(GOAL OF THE EXERCISE):
Nothing after the line with "0.0166, 0.0160, 0.0153];" belongs in the copy; extract the lines below from the top through that line, pictures left out.
======== TASK MATERIAL
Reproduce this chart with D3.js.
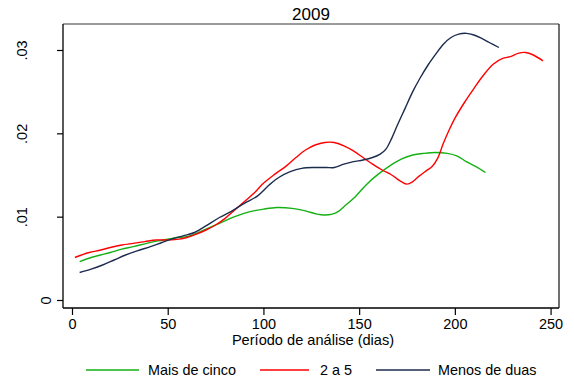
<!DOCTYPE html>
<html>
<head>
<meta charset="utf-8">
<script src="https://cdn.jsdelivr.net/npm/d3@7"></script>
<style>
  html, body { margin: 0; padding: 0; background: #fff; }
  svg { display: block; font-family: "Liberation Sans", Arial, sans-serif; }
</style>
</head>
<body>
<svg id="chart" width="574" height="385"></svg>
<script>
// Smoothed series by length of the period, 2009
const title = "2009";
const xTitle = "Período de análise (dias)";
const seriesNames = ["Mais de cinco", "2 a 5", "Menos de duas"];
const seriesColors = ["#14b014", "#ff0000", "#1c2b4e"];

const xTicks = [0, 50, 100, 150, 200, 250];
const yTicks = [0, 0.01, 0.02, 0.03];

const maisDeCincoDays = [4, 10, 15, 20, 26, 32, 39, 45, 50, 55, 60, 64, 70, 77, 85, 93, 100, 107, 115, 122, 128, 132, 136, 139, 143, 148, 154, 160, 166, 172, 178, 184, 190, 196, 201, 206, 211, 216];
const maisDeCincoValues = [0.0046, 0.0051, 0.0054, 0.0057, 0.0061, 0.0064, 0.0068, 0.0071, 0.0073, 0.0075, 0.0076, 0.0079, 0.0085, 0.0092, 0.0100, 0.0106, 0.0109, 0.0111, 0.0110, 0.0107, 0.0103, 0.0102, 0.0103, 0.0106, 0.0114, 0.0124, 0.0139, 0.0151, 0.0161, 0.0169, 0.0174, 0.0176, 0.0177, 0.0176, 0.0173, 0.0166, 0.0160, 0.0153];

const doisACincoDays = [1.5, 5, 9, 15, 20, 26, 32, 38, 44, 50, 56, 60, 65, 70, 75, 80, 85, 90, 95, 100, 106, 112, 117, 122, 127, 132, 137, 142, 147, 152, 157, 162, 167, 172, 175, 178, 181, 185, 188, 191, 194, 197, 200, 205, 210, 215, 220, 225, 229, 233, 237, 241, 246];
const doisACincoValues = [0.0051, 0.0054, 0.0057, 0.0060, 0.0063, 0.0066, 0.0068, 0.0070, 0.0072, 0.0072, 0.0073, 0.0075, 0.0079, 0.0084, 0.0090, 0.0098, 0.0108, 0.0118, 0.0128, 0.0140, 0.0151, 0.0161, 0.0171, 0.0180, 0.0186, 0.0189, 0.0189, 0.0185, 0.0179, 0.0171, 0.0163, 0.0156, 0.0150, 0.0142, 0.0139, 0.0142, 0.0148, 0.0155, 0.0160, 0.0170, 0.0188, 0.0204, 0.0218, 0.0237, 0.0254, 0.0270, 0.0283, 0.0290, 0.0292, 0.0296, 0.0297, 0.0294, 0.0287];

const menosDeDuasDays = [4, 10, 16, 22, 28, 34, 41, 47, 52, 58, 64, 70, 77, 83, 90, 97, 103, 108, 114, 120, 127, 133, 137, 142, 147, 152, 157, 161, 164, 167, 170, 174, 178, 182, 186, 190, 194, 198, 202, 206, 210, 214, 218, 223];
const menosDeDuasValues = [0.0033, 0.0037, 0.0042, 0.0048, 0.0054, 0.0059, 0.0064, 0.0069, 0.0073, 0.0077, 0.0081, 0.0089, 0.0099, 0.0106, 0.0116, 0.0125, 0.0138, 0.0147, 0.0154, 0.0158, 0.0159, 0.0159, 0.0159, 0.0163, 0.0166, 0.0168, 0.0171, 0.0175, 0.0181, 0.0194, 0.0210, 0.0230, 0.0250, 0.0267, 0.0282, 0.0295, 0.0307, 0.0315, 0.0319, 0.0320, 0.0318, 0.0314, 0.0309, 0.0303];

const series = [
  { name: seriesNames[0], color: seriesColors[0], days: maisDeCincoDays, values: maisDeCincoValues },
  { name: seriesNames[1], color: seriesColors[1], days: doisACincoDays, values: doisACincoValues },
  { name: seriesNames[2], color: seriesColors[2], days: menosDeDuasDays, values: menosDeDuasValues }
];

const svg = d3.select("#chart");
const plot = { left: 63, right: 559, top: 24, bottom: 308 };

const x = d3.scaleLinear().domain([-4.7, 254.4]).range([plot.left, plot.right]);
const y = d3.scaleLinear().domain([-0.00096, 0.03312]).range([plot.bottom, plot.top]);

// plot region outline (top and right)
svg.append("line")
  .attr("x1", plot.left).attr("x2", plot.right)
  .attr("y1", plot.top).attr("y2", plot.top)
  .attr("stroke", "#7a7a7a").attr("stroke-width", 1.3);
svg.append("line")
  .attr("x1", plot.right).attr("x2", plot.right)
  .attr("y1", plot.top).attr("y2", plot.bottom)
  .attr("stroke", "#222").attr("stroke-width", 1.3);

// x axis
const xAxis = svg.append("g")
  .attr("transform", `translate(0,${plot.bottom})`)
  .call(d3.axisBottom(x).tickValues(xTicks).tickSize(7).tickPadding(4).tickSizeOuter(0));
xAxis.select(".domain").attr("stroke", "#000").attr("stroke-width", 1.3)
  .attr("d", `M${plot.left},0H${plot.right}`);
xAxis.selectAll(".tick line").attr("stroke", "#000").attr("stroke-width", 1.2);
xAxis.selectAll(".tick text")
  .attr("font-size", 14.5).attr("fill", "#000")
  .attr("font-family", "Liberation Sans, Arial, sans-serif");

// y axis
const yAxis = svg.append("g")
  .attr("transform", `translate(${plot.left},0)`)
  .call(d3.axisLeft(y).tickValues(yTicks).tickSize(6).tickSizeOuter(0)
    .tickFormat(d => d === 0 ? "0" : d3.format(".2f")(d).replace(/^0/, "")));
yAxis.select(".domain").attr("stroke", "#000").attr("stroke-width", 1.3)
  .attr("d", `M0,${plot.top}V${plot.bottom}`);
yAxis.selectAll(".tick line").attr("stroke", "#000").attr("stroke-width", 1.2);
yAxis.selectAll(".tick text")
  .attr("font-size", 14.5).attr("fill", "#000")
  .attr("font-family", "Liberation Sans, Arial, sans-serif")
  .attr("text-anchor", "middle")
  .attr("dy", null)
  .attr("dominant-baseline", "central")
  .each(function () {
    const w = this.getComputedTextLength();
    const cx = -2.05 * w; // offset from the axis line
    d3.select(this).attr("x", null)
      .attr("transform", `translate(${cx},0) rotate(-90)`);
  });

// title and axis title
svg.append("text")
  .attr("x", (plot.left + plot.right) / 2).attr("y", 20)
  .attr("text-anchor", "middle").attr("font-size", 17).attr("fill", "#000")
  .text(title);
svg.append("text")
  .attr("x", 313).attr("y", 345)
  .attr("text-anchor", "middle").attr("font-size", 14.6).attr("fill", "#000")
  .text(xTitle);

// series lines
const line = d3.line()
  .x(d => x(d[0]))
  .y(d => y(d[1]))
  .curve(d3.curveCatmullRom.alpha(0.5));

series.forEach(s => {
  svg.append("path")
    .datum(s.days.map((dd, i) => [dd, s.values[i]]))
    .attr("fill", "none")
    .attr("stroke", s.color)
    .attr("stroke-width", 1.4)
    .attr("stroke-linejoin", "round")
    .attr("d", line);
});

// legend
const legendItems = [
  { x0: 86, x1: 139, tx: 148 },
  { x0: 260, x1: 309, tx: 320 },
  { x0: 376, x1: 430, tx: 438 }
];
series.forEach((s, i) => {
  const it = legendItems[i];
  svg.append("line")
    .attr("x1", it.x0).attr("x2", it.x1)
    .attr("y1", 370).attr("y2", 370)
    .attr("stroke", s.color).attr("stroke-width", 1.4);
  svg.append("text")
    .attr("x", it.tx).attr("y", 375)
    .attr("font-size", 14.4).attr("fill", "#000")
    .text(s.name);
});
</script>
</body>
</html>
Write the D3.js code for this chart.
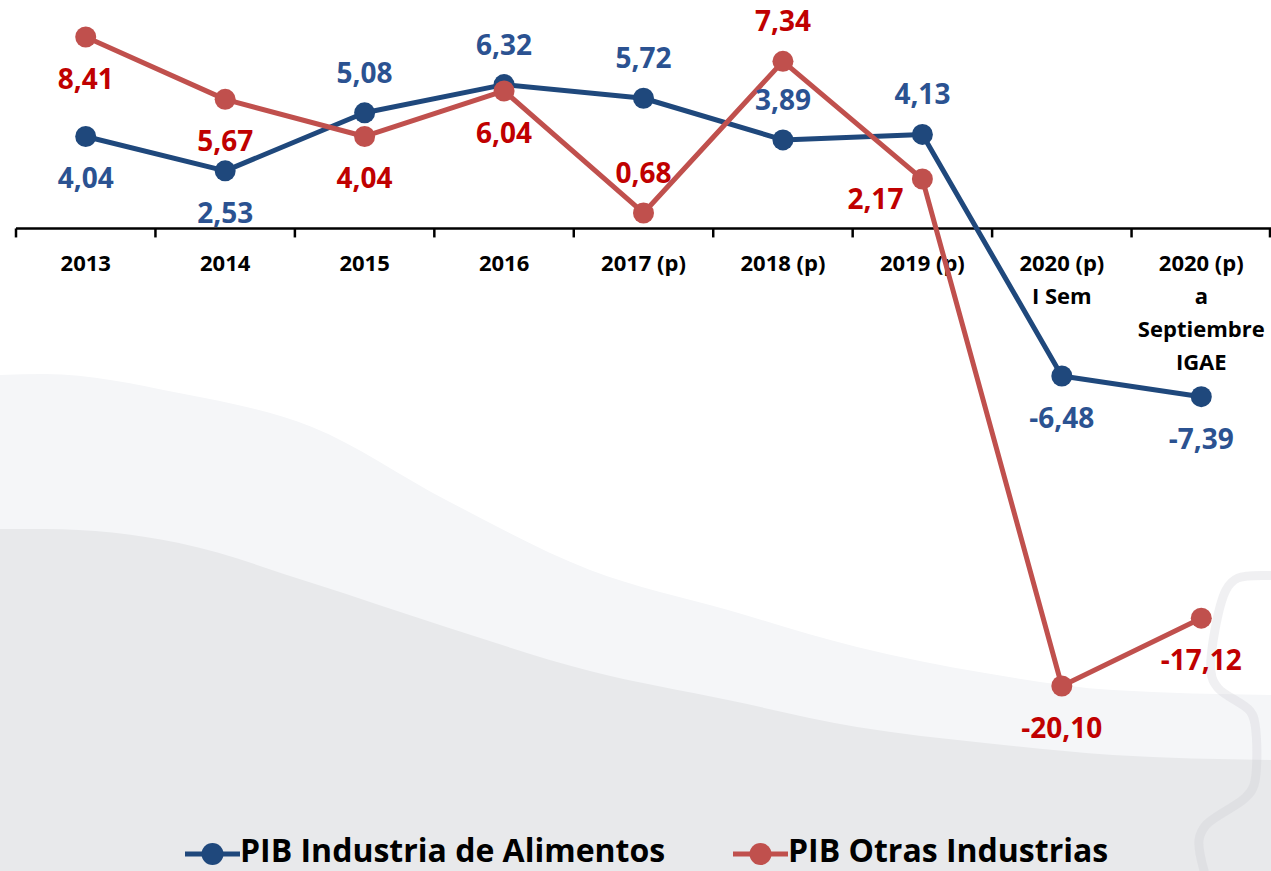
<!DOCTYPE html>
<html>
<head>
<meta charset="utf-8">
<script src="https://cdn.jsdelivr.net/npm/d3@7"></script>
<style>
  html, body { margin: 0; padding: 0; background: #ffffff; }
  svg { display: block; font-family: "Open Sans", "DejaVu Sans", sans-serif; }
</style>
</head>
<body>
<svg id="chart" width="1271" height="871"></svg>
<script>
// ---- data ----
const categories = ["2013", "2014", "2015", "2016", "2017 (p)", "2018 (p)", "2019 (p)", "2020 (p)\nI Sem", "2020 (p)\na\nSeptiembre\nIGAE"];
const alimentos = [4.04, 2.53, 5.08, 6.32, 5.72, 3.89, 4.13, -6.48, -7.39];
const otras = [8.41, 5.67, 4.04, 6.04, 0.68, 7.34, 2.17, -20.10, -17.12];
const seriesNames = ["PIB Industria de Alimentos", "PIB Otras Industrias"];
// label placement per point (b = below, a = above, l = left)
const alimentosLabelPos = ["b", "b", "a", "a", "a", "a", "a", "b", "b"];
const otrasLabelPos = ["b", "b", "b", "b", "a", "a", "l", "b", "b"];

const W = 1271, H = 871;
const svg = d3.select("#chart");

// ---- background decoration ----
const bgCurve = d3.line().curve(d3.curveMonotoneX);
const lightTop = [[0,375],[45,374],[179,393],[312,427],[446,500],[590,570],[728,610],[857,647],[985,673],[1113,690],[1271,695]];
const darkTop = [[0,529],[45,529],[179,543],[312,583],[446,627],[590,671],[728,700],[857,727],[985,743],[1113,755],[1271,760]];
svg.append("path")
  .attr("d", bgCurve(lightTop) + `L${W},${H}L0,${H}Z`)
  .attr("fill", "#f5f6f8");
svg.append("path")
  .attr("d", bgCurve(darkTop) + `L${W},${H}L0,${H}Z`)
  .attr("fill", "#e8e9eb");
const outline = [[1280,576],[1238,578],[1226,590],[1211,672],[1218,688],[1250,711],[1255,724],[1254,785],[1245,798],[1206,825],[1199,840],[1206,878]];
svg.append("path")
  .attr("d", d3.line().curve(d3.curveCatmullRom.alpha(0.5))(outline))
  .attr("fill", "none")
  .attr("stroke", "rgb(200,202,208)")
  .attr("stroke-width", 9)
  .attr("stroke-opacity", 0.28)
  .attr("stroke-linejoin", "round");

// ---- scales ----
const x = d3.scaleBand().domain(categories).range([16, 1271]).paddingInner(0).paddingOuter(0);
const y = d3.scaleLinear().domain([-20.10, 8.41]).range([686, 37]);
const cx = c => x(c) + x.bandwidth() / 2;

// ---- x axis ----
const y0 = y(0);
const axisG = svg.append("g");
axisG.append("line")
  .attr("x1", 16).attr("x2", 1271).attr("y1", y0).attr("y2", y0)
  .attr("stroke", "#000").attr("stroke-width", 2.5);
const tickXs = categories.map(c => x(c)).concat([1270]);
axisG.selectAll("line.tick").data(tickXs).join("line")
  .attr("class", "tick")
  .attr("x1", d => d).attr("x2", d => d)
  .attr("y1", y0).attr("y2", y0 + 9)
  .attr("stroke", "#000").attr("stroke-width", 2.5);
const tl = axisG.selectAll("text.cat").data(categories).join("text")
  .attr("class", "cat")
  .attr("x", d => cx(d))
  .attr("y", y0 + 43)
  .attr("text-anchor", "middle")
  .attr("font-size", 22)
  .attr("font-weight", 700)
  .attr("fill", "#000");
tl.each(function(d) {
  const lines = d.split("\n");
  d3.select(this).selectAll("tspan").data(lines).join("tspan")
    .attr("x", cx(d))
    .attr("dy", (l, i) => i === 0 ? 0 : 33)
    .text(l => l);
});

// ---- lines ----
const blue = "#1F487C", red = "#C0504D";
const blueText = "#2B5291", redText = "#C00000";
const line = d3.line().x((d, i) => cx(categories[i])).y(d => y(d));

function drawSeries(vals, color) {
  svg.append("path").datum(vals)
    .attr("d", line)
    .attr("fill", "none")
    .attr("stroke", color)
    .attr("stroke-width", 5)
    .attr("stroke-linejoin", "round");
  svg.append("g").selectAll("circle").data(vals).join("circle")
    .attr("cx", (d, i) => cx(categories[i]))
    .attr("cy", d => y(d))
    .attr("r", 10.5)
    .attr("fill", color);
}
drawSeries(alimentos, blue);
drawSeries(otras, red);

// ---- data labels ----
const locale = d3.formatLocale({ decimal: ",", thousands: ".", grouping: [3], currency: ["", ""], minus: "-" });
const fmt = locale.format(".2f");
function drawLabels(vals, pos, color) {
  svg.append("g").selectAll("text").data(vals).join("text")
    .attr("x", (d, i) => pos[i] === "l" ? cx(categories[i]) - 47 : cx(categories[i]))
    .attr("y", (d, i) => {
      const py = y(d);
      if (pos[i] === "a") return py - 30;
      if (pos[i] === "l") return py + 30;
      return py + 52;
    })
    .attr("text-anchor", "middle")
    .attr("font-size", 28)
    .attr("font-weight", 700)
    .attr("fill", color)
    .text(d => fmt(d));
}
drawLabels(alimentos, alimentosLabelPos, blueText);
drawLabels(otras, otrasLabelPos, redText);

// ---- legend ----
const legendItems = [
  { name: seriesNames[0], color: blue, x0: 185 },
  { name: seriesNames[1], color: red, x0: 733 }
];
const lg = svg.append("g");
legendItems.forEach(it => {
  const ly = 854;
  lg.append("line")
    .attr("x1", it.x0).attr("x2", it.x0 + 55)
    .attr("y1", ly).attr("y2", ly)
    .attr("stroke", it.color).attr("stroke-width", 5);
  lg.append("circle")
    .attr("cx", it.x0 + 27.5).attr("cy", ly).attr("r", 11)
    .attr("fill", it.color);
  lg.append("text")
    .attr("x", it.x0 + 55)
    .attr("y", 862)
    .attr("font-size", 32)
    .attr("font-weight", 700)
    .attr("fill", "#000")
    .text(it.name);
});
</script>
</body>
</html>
================
(ANSWER BELOW):
Reproduce this chart with D3.js.
<!DOCTYPE html>
<html>
<head>
<meta charset="utf-8">
<script src="https://cdn.jsdelivr.net/npm/d3@7"></script>
<style>
  html, body { margin: 0; padding: 0; background: #fff; }
  svg { display: block; font-family: "Liberation Sans", Arial, sans-serif; }
</style>
</head>
<body>
<svg id="chart" width="574" height="385"></svg>
<script>
// Smoothed series by length of the period, 2009
const title = "2009";
const xTitle = "Período de análise (dias)";
const seriesNames = ["Mais de cinco", "2 a 5", "Menos de duas"];
const seriesColors = ["#14b014", "#ff0000", "#1c2b4e"];

const xTicks = [0, 50, 100, 150, 200, 250];
const yTicks = [0, 0.01, 0.02, 0.03];

const maisDeCincoDays = [4, 10, 15, 20, 26, 32, 39, 45, 50, 55, 60, 64, 70, 77, 85, 93, 100, 107, 115, 122, 128, 132, 136, 139, 143, 148, 154, 160, 166, 172, 178, 184, 190, 196, 201, 206, 211, 216];
const maisDeCincoValues = [0.0046, 0.0051, 0.0054, 0.0057, 0.0061, 0.0064, 0.0068, 0.0071, 0.0073, 0.0075, 0.0076, 0.0079, 0.0085, 0.0092, 0.0100, 0.0106, 0.0109, 0.0111, 0.0110, 0.0107, 0.0103, 0.0102, 0.0103, 0.0106, 0.0114, 0.0124, 0.0139, 0.0151, 0.0161, 0.0169, 0.0174, 0.0176, 0.0177, 0.0176, 0.0173, 0.0166, 0.0160, 0.0153];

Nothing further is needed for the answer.